* _To do_: Search the data for the word "chart" and copy every line where it occurs.

•••

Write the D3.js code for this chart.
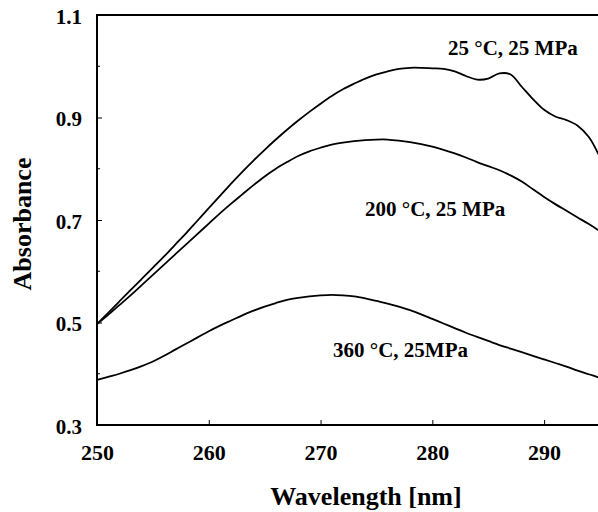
<!DOCTYPE html>
<html>
<head>
<meta charset="utf-8">
<script src="https://cdn.jsdelivr.net/npm/d3@7"></script>
<style>
  html, body { margin: 0; padding: 0; background: #fff; }
  svg { display: block; }
  text { font-family: "Liberation Serif", "Times New Roman", serif; font-weight: bold; fill: #000; }
</style>
</head>
<body>
<div id="chart"></div>
<script>
// Wavelength grid (nm) and absorbance
const wavelengths = d3.range(250, 296);

const abs25 = [
  0.497, 0.519, 0.541, 0.563, 0.585, 0.607, 0.629, 0.652, 0.675, 0.699,
  0.723, 0.747, 0.771, 0.794, 0.816, 0.837, 0.857, 0.876, 0.894, 0.911,
  0.927, 0.942, 0.955, 0.966, 0.976, 0.984, 0.990, 0.995, 0.997, 0.997,
  0.996, 0.995, 0.990, 0.981, 0.974, 0.976, 0.986, 0.984, 0.960, 0.936,
  0.915, 0.902, 0.895, 0.884, 0.862, 0.822
];

const abs200 = [
  0.497, 0.515, 0.534, 0.553, 0.573, 0.593, 0.613, 0.633, 0.653, 0.673,
  0.693, 0.713, 0.732, 0.750, 0.768, 0.785, 0.800, 0.813, 0.825, 0.834,
  0.841, 0.847, 0.851, 0.854, 0.856, 0.857, 0.857, 0.855, 0.852, 0.848,
  0.843, 0.837, 0.830, 0.822, 0.813, 0.805, 0.797, 0.787, 0.775, 0.760,
  0.745, 0.731, 0.718, 0.705, 0.692, 0.678
];

const abs360 = [
  0.388, 0.394, 0.400, 0.407, 0.415, 0.424, 0.435, 0.447, 0.459, 0.471,
  0.483, 0.494, 0.504, 0.514, 0.523, 0.531, 0.538, 0.544, 0.548, 0.551,
  0.553, 0.554, 0.553, 0.551, 0.547, 0.542, 0.537, 0.531, 0.524, 0.516,
  0.507, 0.498, 0.489, 0.480, 0.472, 0.464, 0.456, 0.449, 0.442, 0.435,
  0.428, 0.421, 0.414, 0.406, 0.399, 0.392
];

const seriesLabels = ["25 \u00B0C, 25 MPa", "200 \u00B0C, 25 MPa", "360 \u00B0C, 25MPa"];

const xTicks = [250, 260, 270, 280, 290];
const yTicks = [0.3, 0.5, 0.7, 0.9, 1.1];
const yMinorTicks = [0.4, 0.6, 0.8, 1.0];

const width = 598;
const height = 512;

const svg = d3.select("#chart")
  .append("svg")
  .attr("width", width)
  .attr("height", height);

// Scales
const x = d3.scaleLinear()
  .domain([250, 295])
  .range([97, 600]);

const y = d3.scaleLinear()
  .domain([0.3, 1.1])
  .range([425, 15]);

// Frame (left, bottom, top) - right side is cut off in the original
svg.append("path")
  .attr("d", `M${width},${y(1.1)}H${x(250)}V${y(0.3)}H${width}`)
  .attr("fill", "none")
  .attr("stroke", "#000")
  .attr("stroke-width", 2);

// Axes: ticks point into the plot
const xAxis = d3.axisBottom(x)
  .tickValues(xTicks)
  .tickSize(-5)
  .tickPadding(19)
  .tickFormat(d3.format("d"));

svg.append("g")
  .attr("transform", `translate(0,${y(0.3)})`)
  .call(xAxis)
  .call(g => g.select(".domain").remove())
  .call(g => g.selectAll(".tick line").attr("stroke", "#000").attr("stroke-width", 1))
  .call(g => g.selectAll(".tick text")
    .attr("font-size", 22)
    .attr("font-family", null));

const yAxis = d3.axisLeft(y)
  .tickValues(yTicks)
  .tickSize(-5)
  .tickPadding(15)
  .tickFormat(d3.format(".1f"));

svg.append("g")
  .attr("transform", `translate(${x(250)},0)`)
  .call(yAxis)
  .call(g => g.select(".domain").remove())
  .call(g => g.selectAll(".tick line").attr("stroke", "#000").attr("stroke-width", 1))
  .call(g => g.selectAll(".tick text")
    .attr("font-size", 21)
    .attr("font-family", null)
    .attr("dy", "0.4em"));

// minor ticks on the y axis
svg.append("g")
  .selectAll("line")
  .data(yMinorTicks)
  .join("line")
    .attr("x1", x(250))
    .attr("x2", x(250) + 3)
    .attr("y1", d => y(d))
    .attr("y2", d => y(d))
    .attr("stroke", "#000")
    .attr("stroke-width", 1);

// Spectra
const line = d3.line()
  .x(d => x(d[0]))
  .y(d => y(d[1]))
  .curve(d3.curveCatmullRom.alpha(0.5));

const series = [abs25, abs200, abs360];

svg.append("defs").append("clipPath")
  .attr("id", "plot-clip")
  .append("rect")
    .attr("x", x(250))
    .attr("y", y(1.1))
    .attr("width", width - x(250))
    .attr("height", y(0.3) - y(1.1));

svg.append("g")
  .attr("clip-path", "url(#plot-clip)")
  .selectAll("path")
  .data(series)
  .join("path")
    .attr("d", vals => line(wavelengths.map((w, i) => [w, vals[i]])))
    .attr("fill", "none")
    .attr("stroke", "#000")
    .attr("stroke-width", 1.8)
    .attr("stroke-linejoin", "round");

// Curve labels
const labelPos = [
  { x: 448, y: 55 },
  { x: 365, y: 216 },
  { x: 333, y: 357 }
];

svg.append("g")
  .selectAll("text")
  .data(seriesLabels)
  .join("text")
    .attr("x", (d, i) => labelPos[i].x)
    .attr("y", (d, i) => labelPos[i].y)
    .attr("font-size", 21)
    .text(d => d);

// Axis titles
svg.append("text")
  .attr("x", 366)
  .attr("y", 505)
  .attr("text-anchor", "middle")
  .attr("font-size", 26)
  .text("Wavelength [nm]");

svg.append("text")
  .attr("transform", "translate(31,224) rotate(-90)")
  .attr("text-anchor", "middle")
  .attr("font-size", 26)
  .text("Absorbance");
</script>
</body>
</html>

•••

* _Full solution_:
Write the D3.js code for this chart.
<div id="chart"></div>
const svg = d3.select("#chart")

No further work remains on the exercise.